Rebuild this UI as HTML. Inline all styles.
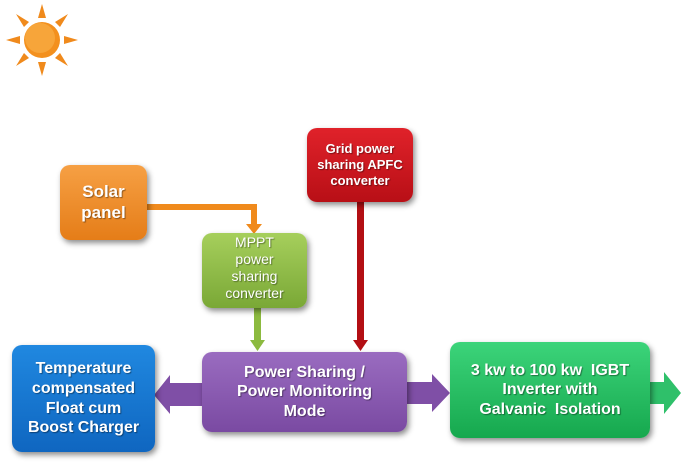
<!DOCTYPE html>
<html><head><style>
body{margin:0;width:700px;height:465px;background:#fff;position:relative;overflow:hidden;font-family:"Liberation Sans",sans-serif}
.b{position:absolute;border-radius:10px;color:#fff;font-weight:bold;display:flex;align-items:center;justify-content:center;text-align:center;box-shadow:2px 3px 6px rgba(0,0,0,.45);text-shadow:1px 1px 1px rgba(0,0,0,.4);line-height:1.22}
</style></head><body>
<svg width="700" height="465" style="position:absolute;left:0;top:0">
<g transform="translate(42,40)">
<g fill="#f08a1c">
<polygon points="-4,-22 4,-22 0,-36"/><polygon points="-4,22 4,22 0,36"/>
<polygon points="-22,-4 -22,4 -36,0"/><polygon points="22,-4 22,4 36,0"/>
<polygon points="-18,-13 -13,-18 -26,-26"/><polygon points="18,-13 13,-18 26,-26"/>
<polygon points="-18,13 -13,18 -26,26"/><polygon points="18,13 13,18 26,26"/>
</g>
<circle r="18" fill="#f3901e"/><circle r="15" cx="-2" cy="-2" fill="#f7a53a"/>
</g>
<path d="M147,207 H254 V226" fill="none" stroke="#f08a1c" stroke-width="6"/>
<polygon points="246,224 262,224 254,234" fill="#f08a1c"/>
<rect x="254" y="308" width="7" height="34" fill="#8cba3f"/>
<polygon points="250,340 265,340 257.5,351" fill="#8cba3f"/>
<rect x="357" y="202" width="7" height="140" fill="#b30f14"/>
<polygon points="353,340 368,340 360.5,351" fill="#b30f14"/>
<polygon points="203,383 170,383 170,375 154,395 170,414 170,406 203,406" fill="#7f4fa6"/>
<polygon points="406,382 432,382 432,374 450,393 432,412 432,404 406,404" fill="#7f4fa6"/>
<polygon points="649,382 664,382 664,372 681,393 664,414 664,404 649,404" fill="#2fc06a"/>
</svg>
<div class="b" style="left:60px;top:165px;width:87px;height:75px;background:linear-gradient(#f6a044,#e57d18);font-size:17px">Solar<br>panel</div>
<div class="b" style="left:202px;top:233px;width:105px;height:75px;background:linear-gradient(#a6cf5c,#7aa836);font-size:14px;font-weight:normal;align-items:flex-start;padding-top:1px;box-sizing:border-box">MPPT<br>power<br>sharing<br>converter</div>
<div class="b" style="left:307px;top:128px;width:106px;height:74px;background:linear-gradient(#e0222a,#b80f16);font-size:13px">Grid power<br>sharing APFC<br>converter</div>
<div class="b" style="left:12px;top:345px;width:143px;height:107px;background:linear-gradient(#2088e0,#0f66c0);font-size:16px">Temperature<br>compensated<br>Float cum<br>Boost Charger</div>
<div class="b" style="left:202px;top:352px;width:205px;height:80px;background:linear-gradient(#9a6cc0,#7a4aa2);font-size:16px">Power Sharing /<br>Power Monitoring<br>Mode</div>
<div class="b" style="left:450px;top:342px;width:200px;height:96px;background:linear-gradient(#3cd47a,#16a84e);font-size:16px">3 kw to 100 kw&nbsp; IGBT<br>Inverter with<br>Galvanic&nbsp; Isolation</div>
</body></html>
_ _ _ _ _
- [Stated task]:
Extract all the data above exactly, excluding every picture.

- [Problem solution]:
Rebuild this UI as HTML. Inline all styles.
<!DOCTYPE html>
<html><head><style>
body{margin:0;width:700px;height:465px;background:#fff;position:relative;overflow:hidden;font-family:"Liberation Sans",sans-serif}
.b{position:absolute;border-radius:10px;color:#fff;font-weight:bold;display:flex;align-items:center;justify-content:center;text-align:center;box-shadow:2px 3px 6px rgba(0,0,0,.45);text-shadow:1px 1px 1px rgba(0,0,0,.4);line-height:1.22}
</style></head><body>
<svg width="700" height="465" style="position:absolute;left:0;top:0">
<g transform="translate(42,40)">
<g fill="#f08a1c">
<polygon points="-4,-22 4,-22 0,-36"/><polygon points="-4,22 4,22 0,36"/>
<polygon points="-22,-4 -22,4 -36,0"/><polygon points="22,-4 22,4 36,0"/>
<polygon points="-18,-13 -13,-18 -26,-26"/><polygon points="18,-13 13,-18 26,-26"/>
<polygon points="-18,13 -13,18 -26,26"/><polygon points="18,13 13,18 26,26"/>
</g>
<circle r="18" fill="#f3901e"/><circle r="15" cx="-2" cy="-2" fill="#f7a53a"/>
</g>
<path d="M147,207 H254 V226" fill="none" stroke="#f08a1c" stroke-width="6"/>
<polygon points="246,224 262,224 254,234" fill="#f08a1c"/>
<rect x="254" y="308" width="7" height="34" fill="#8cba3f"/>
<polygon points="250,340 265,340 257.5,351" fill="#8cba3f"/>
<rect x="357" y="202" width="7" height="140" fill="#b30f14"/>
<polygon points="353,340 368,340 360.5,351" fill="#b30f14"/>
<polygon points="203,383 170,383 170,375 154,395 170,414 170,406 203,406" fill="#7f4fa6"/>
<polygon points="406,382 432,382 432,374 450,393 432,412 432,404 406,404" fill="#7f4fa6"/>
<polygon points="649,382 664,382 664,372 681,393 664,414 664,404 649,404" fill="#2fc06a"/>
</svg>
<div class="b" style="left:60px;top:165px;width:87px;height:75px;background:linear-gradient(#f6a044,#e57d18);font-size:17px">Solar<br>panel</div>
<div class="b" style="left:202px;top:233px;width:105px;height:75px;background:linear-gradient(#a6cf5c,#7aa836);font-size:14px;font-weight:normal;align-items:flex-start;padding-top:1px;box-sizing:border-box">MPPT<br>power<br>sharing<br>converter</div>
<div class="b" style="left:307px;top:128px;width:106px;height:74px;background:linear-gradient(#e0222a,#b80f16);font-size:13px">Grid power<br>sharing APFC<br>converter</div>
<div class="b" style="left:12px;top:345px;width:143px;height:107px;background:linear-gradient(#2088e0,#0f66c0);font-size:16px">Temperature<br>compensated<br>Float cum<br>Boost Charger</div>
<div class="b" style="left:202px;top:352px;width:205px;height:80px;background:linear-gradient(#9a6cc0,#7a4aa2);font-size:16px">Power Sharing /<br>Power Monitoring<br>Mode</div>
<div class="b" style="left:450px;top:342px;width:200px;height:96px;background:linear-gradient(#3cd47a,#16a84e);font-size:16px">3 kw to 100 kw&nbsp; IGBT<br>Inverter with<br>Galvanic&nbsp; Isolation</div>
</body></html>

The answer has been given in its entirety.